A woman and her mother are suing the company for $1 million to $5 million in damages for hiring David Lorenzen, a ski instructor she claims sexually assaulted her when she was 17.
“Vail is 100-percent responsible for putting this snake in the lap of my client,” said John Pineau, the woman’s attorney, in his closing statement to the Denver jury yesterday.
The woman maintains the former Beaver Creek ski instructor raped her in January 2006 after she went to his apartment during a ski lesson. Lorenzen was acquitted of the rape by an Eagle County jury last year, but given probation for contributing to the delinquency of a minor.
Attorneys for Vail Resorts said Lorenzen wasn’t scheduled or paid to provide a ski lesson the day she claimed he raped her, and he was in violation of its policies after taking her off the slopes.
“Most of what David Lorenzen did that day violated the policies of Vail,” said Edwin Aro, attorney for Vail Resorts, said in his closing statement to the jury. “In fact, it was exactly the opposite of what Vail told (their ski instructors) to do.”
Aro presented a Vail police statement to the jury made by the woman after the incident, in which she wrote, “Dave happened to have the day off,” the day she was raped.
“There’s no question David Lorenzen made some horrible choices on Jan. 7, 2006,” said Aro. “The question is whether Vail shares responsibility with the decisions he made that day.”
Lorenzen had spent eight years working with the Florida family as a ski instructor whenever they came to Colorado for winter vacations, said the woman’s 22-year-old sister.
Aro asked the jury to remember the sister during their deliberations, who said in her testimony at the trial she never saw the rape coming.
“If (the woman’s sister) didn’t foresee what (Lorenzen) did, how could Vail foresee what he did?” said Aro.
Pineau told the jury the sister, who had been “hit on” by Lorenzen before the incident, assumed his advances were towards her alone.
“(The sister) makes the mistake of assuming sexual interest in her was sexual interest in her,” he said. “Not her baby sister.”
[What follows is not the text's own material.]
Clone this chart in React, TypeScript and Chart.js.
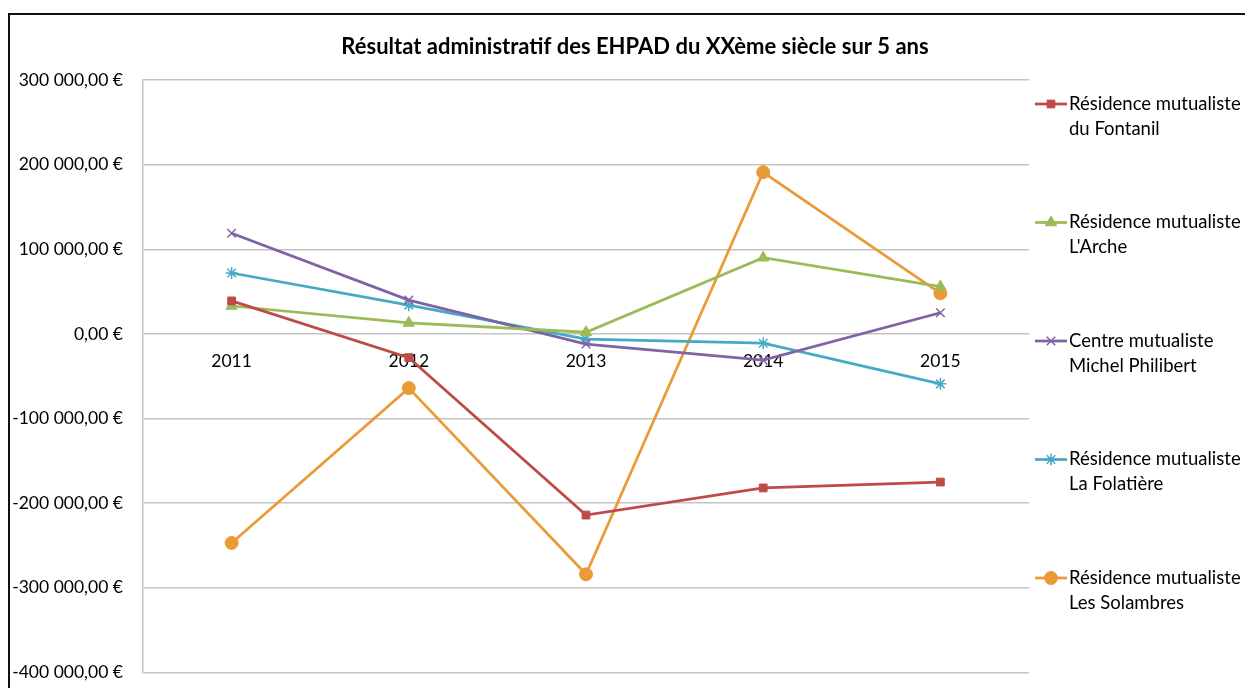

Lorenzen has an arrest record dating back to 1989 for possession of marijuana, criminal mischief, trespassing, vehicle theft and contempt of court, as well as DUIs in 1994, 1995, 2000 and 2002.
Aro said Vail Resorts did a background check on Lorenzen December 2004, which revealed his conviction for DUI in 2002 and 2003.
Pineau argued that if Vail had disclosed Lorenzen’s criminal background to the woman, the incident would have never happened.
“David Lorenzen was by no means a surprise to Vail by January 2006,” said Pineau. “If Vail had been honest, this would have never happened.”
Pineau said a large financial judgment for his client may prevent such an incident from happening again.
“If you go cheap, this will repeat,” Pineau said to the jury. “If Vail was your child, you would want them to be corrected so they don’t do it again. A six-figure judgment is not going to do this.”
The jury will continue to deliberate today.